As Goldman's Alec Phillips writes, the report seems credible in light of CBO estimates that the cost of those policies would total around $1.7 trillion assuming that they all last for the full 10 years covered by the estimate.
What is notable about Sen. Manchin’s reported proposal is that it does not include an extension of the expanded child tax credit (CTC). This is not surprising, since Sen. Manchin has criticized the full refundability of the expanded CTC enacted earlier this year.
Nevertheless, it highlights the obstacles to enacting an extension of the CTC - republicans seem unlikely to support extending the CTC in its current fully-refundable form, leaving a reconciliation bill as the only vehicle to extend the current version. However, Phillips writes that Manchin seems unlikely to support that. This might still leave the door open to a modified CTC - for example, keeping the higher dollar amounts ($3000/$3600 per child) but eliminating full refundability--but this would still cost well over $1 trillion, which would force congressional Democrats to choose between dropping child care/pre-k or climate provisions from the bill (assuming that the top line remains $1.75 trillion).

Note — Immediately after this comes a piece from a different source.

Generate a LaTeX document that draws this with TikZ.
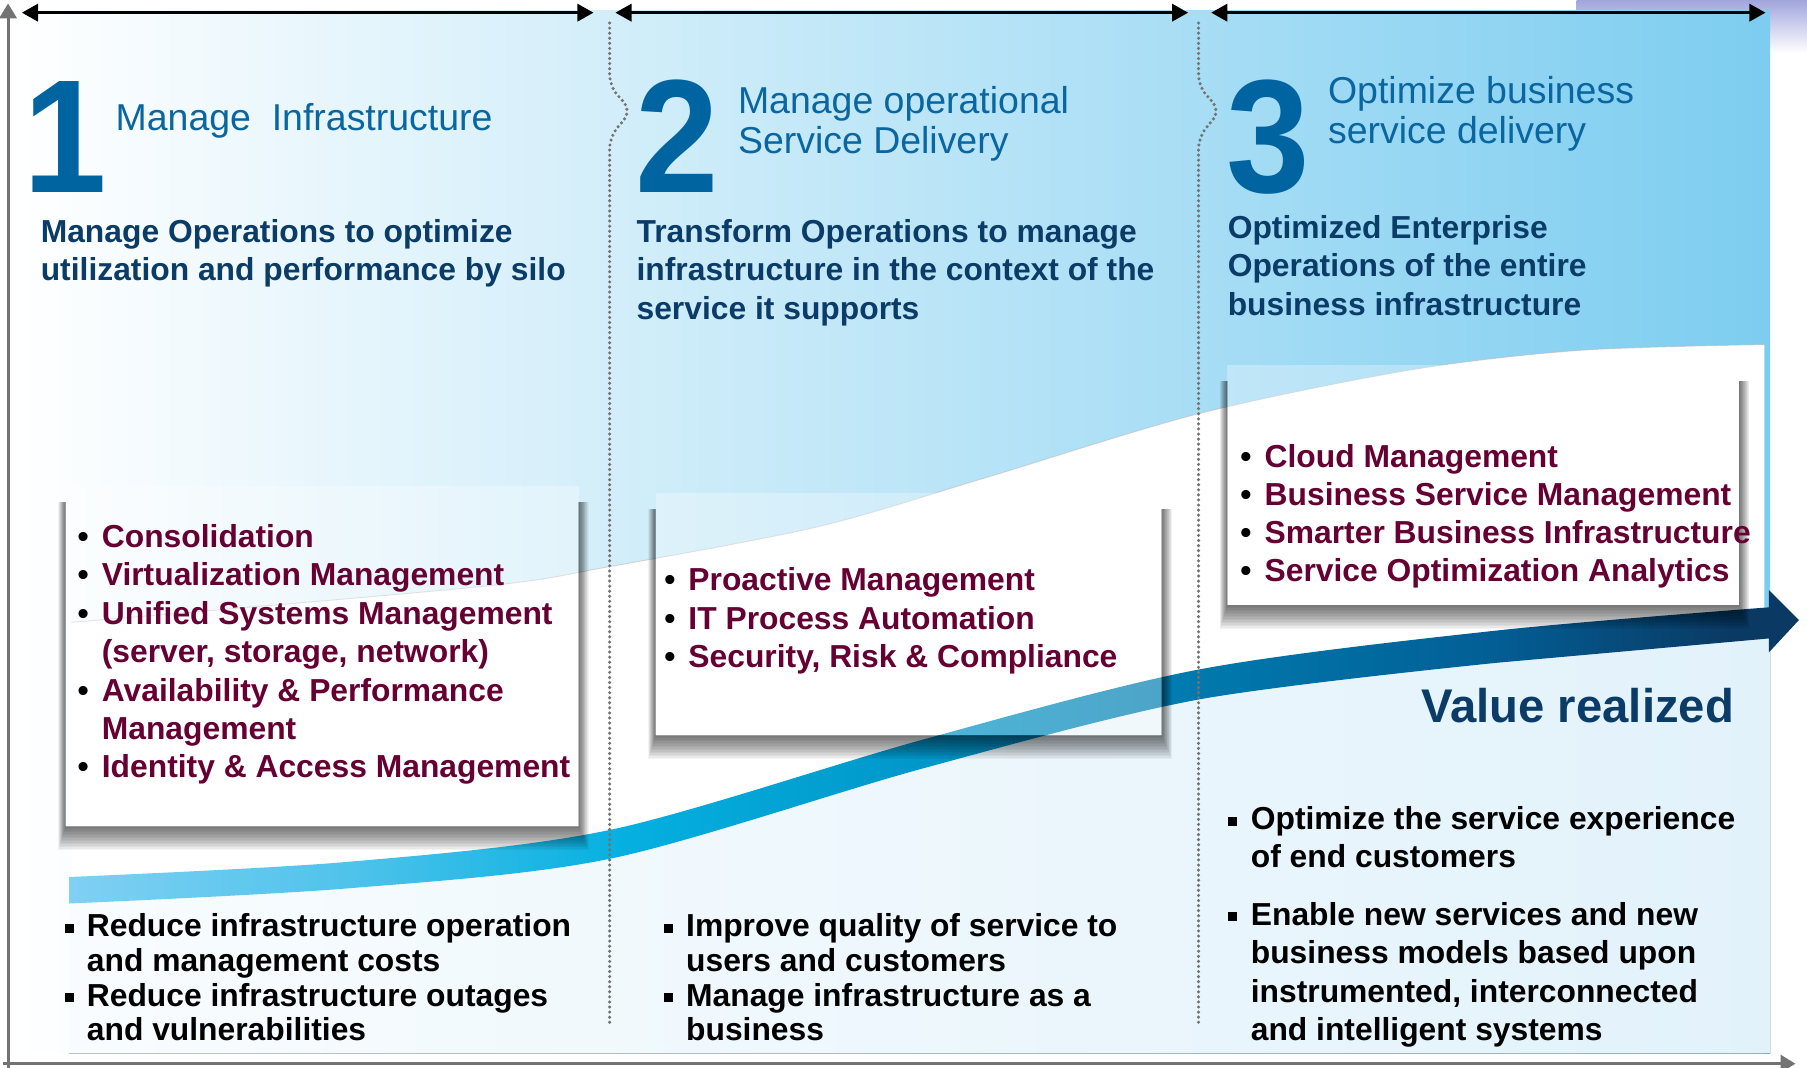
\documentclass[tikz,border=0pt]{standalone}
\usepackage{fontspec}
\setmainfont{Liberation Sans}
\newfontfamily\digfont{Liberation Sans}[FakeStretch=0.93]
\usetikzlibrary{arrows.meta}
\definecolor{numblue}{RGB}{0,100,160}
\definecolor{headblue}{RGB}{10,102,160}
\definecolor{navy}{RGB}{11,60,104}
\definecolor{maroon}{RGB}{102,0,51}
\definecolor{panelR}{RGB}{125,205,240}
\definecolor{paleL}{RGB}{248,252,254}
\definecolor{paleR}{RGB}{226,242,251}
\definecolor{lav}{RGB}{160,165,220}
\definecolor{dotgray}{RGB}{115,115,115}
\definecolor{axgray}{RGB}{115,115,115}
\definecolor{ar1}{RGB}{128,208,243}
\definecolor{ar2}{RGB}{80,195,235}
\definecolor{ar3}{RGB}{5,176,224}
\definecolor{ar4}{RGB}{0,150,200}
\definecolor{ar5}{RGB}{0,120,172}
\definecolor{ar6}{RGB}{2,95,150}
\definecolor{ar7}{RGB}{10,58,100}
\pgfdeclarehorizontalshading{arrowsh}{100bp}{color(0bp)=(ar1); color(25bp)=(ar1); color(33bp)=(ar2); color(41bp)=(ar3); color(50bp)=(ar4); color(58bp)=(ar5); color(66bp)=(ar6); color(73bp)=(ar7); color(100bp)=(ar7)}
\newcommand\mkshadow[4]{%
  \begin{scope}[even odd rule]
    \clip (0,0) rectangle (1568,926) (#1,#2) rectangle (#3,#4);
    \foreach \k in {1,...,16}{\fill[black,opacity=0.042] ({#1-\k*0.4},{#2+14}) rectangle ({#3+\k*0.55},{#4+\k*1.3});}
  \end{scope}}
\newcommand\sqb{\raisebox{1.7pt}{\rule{4pt}{4pt}}}
\begin{document}
\begin{tikzpicture}[x=0.5pt,y=-0.5pt,
  dig/.style={font=\fontsize{70}{70}\selectfont\digfont\bfseries, text=numblue, inner sep=0pt, anchor=base west, text depth=0pt, text height=50pt},
  hd/.style={font=\fontsize{16.25}{18}\selectfont, text=headblue, inner sep=0pt, anchor=base west},
  sb/.style={font=\fontsize{13.8}{16}\selectfont\bfseries, text=navy, inner sep=0pt, anchor=base west},
  itm/.style={sb, text=maroon},
  bl/.style={sb, text=black},
  val/.style={font=\fontsize{20.5}{22}\selectfont\bfseries, text=navy, inner sep=0pt, anchor=base east},
  divider/.style={dotgray, line width=1.5pt, dash pattern=on 0pt off 2.2pt, line cap=round, rounded corners=5pt},
  toparrow/.style={black, line width=1.2pt, {Triangle[length=7pt,width=7.5pt]}-{Triangle[length=7pt,width=7.5pt]}},
  axisline/.style={axgray, line width=1.3pt, -{Triangle[length=6.5pt,width=7.5pt]}},
  boxfill/.style={fill=white, fill opacity=0.3}
]
\useasboundingbox (0,0) rectangle (1568,926);
\fill[white] (0,0) rectangle (1568,926);
% lavender remnant at top right
\fill[top color=lav, bottom color=white] (1368,0) rectangle (1568,46);
% main gradient panel
\fill[left color=white, right color=panelR] (10,9) rectangle (1536,914);
% white region under the curve
\fill[white] plot[smooth] coordinates {(62,540) (417,509) (527,492) (710,457) (857,414) (1040,359) (1224,321) (1371,304) (1531,299)} -- (1531,914) -- (62,914) -- cycle;
\draw[gray!60, line width=0.4pt, opacity=0.5] plot[smooth] coordinates {(62,540) (417,509) (527,492) (710,457) (857,414) (1040,359) (1224,321) (1371,304) (1531,299)};
% pale region below the arrow
\fill[left color=paleL, right color=paleR] plot[smooth] coordinates {(60,772) (300,759) (530,732) (800,654) (1040,594) (1300,561) (1536,540)} -- (1536,914) -- (60,914) -- cycle;
% value arrow
\path[shading=arrowsh] plot[smooth] coordinates {(60,761) (300,748) (530,720) (800,642) (1040,581) (1300,547) (1535,527)} -- (1535,512) -- (1561,538) -- (1535,566) -- (1535,554) -- plot[smooth] coordinates {(1300,575) (1040,607) (800,667) (530,745) (300,771) (60,784)} -- cycle;
% boxes
\fill[boxfill] (57,422) rectangle (502,717);
\fill[boxfill] (569,428) rectangle (1008,638);
\fill[boxfill] (1065,317) rectangle (1509,525);
\mkshadow{57}{422}{502}{717}
\mkshadow{569}{428}{1008}{638}
\mkshadow{1065}{317}{1509}{525}
% dividers
\draw[divider] (529,20) -- (529,75) -- (548,96) -- (529,119) -- (529,891);
\draw[divider] (1040,20) -- (1040,75) -- (1059,96) -- (1040,119) -- (1040,891);
% axes
\coordinate (ax0) at (7,930);
\coordinate (axt) at (7,3);
\coordinate (bx0) at (3,923);
\coordinate (bxe) at (1558,923);
\draw[axisline] (ax0) -- (axt);
\draw[axisline] (bx0) -- (bxe);
% top arrows
\coordinate (a1l) at (19,11);
\coordinate (a1r) at (515,11);
\coordinate (a2l) at (534,11);
\coordinate (a2r) at (1031,11);
\coordinate (a3l) at (1051,11);
\coordinate (a3r) at (1532,11);
\draw[toparrow] (a1l) -- (a1r);
\draw[toparrow] (a2l) -- (a2r);
\draw[toparrow] (a3l) -- (a3r);
% digits and headings
\node[dig] (d1) at (20,167) {1};
\node[dig] (d2) at (551,167) {2};
\node[dig] (d3) at (1064,167) {3};
\node[hd] (h1) at (100,113.5) {Manage\ \ Infrastructure};
\node[hd] (h2a) at (640,98.5) {Manage operational};
\node[hd] (h2b) at (640,133.5) {Service Delivery};
\node[hd] (h3a) at (1152,89.5) {Optimize business};
\node[hd] (h3b) at (1152,124.5) {service delivery};
% sub texts
\node[sb] (s1a) at (35,210) {Manage Operations to optimize};
\node[sb] (s1b) at (35,243) {utilization and performance by silo};
\node[sb] (s2a) at (552,210) {Transform Operations to manage};
\node[sb] (s2b) at (552,243) {infrastructure in the context of the};
\node[sb] (s2c) at (552,277) {service it supports};
\node[sb] (s3a) at (1065,207) {Optimized Enterprise};
\node[sb] (s3b) at (1065,240) {Operations of the entire};
\node[sb] (s3c) at (1065,274) {business infrastructure};
% box 1 items
\node[bl] (b1a) at (67,475) {\textbullet};
\node[itm] (i1a) at (88,475) {Consolidation};
\node[bl] (b1b) at (67,508) {\textbullet};
\node[itm] (i1b) at (88,508) {Virtualization Management};
\node[bl] (b1c) at (67,542) {\textbullet};
\node[itm] (i1c) at (88,542) {Unified Systems Management};
\node[itm] (i1d) at (88,575) {(server, storage, network)};
\node[bl] (b1e) at (67,609) {\textbullet};
\node[itm] (i1e) at (88,609) {Availability \& Performance};
\node[itm] (i1f) at (88,642) {Management};
\node[bl] (b1g) at (67,675) {\textbullet};
\node[itm] (i1g) at (88,675) {Identity \& Access Management};
% box 2 items
\node[bl] (b2a) at (576,512) {\textbullet};
\node[itm] (i2a) at (597,512) {Proactive Management};
\node[bl] (b2b) at (576,546) {\textbullet};
\node[itm] (i2b) at (597,546) {IT Process Automation};
\node[bl] (b2c) at (576,579) {\textbullet};
\node[itm] (i2c) at (597,579) {Security, Risk \& Compliance};
% box 3 items
\node[bl] (b3a) at (1076,406) {\textbullet};
\node[itm] (i3a) at (1097,406) {Cloud Management};
\node[bl] (b3b) at (1076,439) {\textbullet};
\node[itm] (i3b) at (1097,439) {Business Service Management};
\node[bl] (b3c) at (1076,472) {\textbullet};
\node[itm] (i3c) at (1097,472) {Smarter Business Infrastructure};
\node[bl] (b3d) at (1076,505) {\textbullet};
\node[itm] (i3d) at (1097,505) {Service Optimization Analytics};
% value realized
\node[val] (vr) at (1505,627) {Value realized};
% bottom bullets column 1
\node[bl] (q1a) at (56,813) {\sqb};
\node[bl] (t1a) at (75,813) {Reduce infrastructure operation};
\node[bl] (t1b) at (75,843) {and management costs};
\node[bl] (q1c) at (56,873) {\sqb};
\node[bl] (t1c) at (75,873) {Reduce infrastructure outages};
\node[bl] (t1d) at (75,903) {and vulnerabilities};
% column 2
\node[bl] (q2a) at (576,813) {\sqb};
\node[bl] (t2a) at (595,813) {Improve quality of service to};
\node[bl] (t2b) at (595,843) {users and customers};
\node[bl] (q2c) at (576,873) {\sqb};
\node[bl] (t2c) at (595,873) {Manage infrastructure as a};
\node[bl] (t2d) at (595,903) {business};
% column 3
\node[bl] (q3a) at (1065,720) {\sqb};
\node[bl] (t3a) at (1085,720) {Optimize the service experience};
\node[bl] (t3b) at (1085,753) {of end customers};
\node[bl] (q3c) at (1065,803) {\sqb};
\node[bl] (t3c) at (1085,803) {Enable new services and new};
\node[bl] (t3d) at (1085,836) {business models based upon};
\node[bl] (t3e) at (1085,870) {instrumented, interconnected};
\node[bl] (t3f) at (1085,903) {and intelligent systems};
\end{tikzpicture}
\end{document}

Instead, if the White House were to accept Manchin's proposal, the top-line figure of $1.8 trillion might look similar to the House-passed BBB but the effect in FY2022 would be much smaller. Specifically, the House bill would have increased spending (including tax credits) by roughly $200bn (0.9% of GDP) in FY2022, with the child tax credit extension accounting for the majority of this. By contrast, a package consisting of the House's provisions on child care, pre-k, ACA subsidies and green energy would total around $30bn in FY2022 (0.1% of GDP).
So while a fallback proposal can't be ruled out, even if it were to pass next year it might not have much of an effect on the fiscal impulse to growth if it omits an extension of the child tax credit.
Meanwhile, according to Politico, the two Joes - Manchin and Biden - spoke Sunday night after the blowup in negotiations around the president’s domestic agenda. According to the report, the conversation ended with a sense that negotiations would, in fact, resume around the Build Back Better Act in some form in the new year. The tone of conversation was cordial and it was agreed that they would speak again on legislative priorities.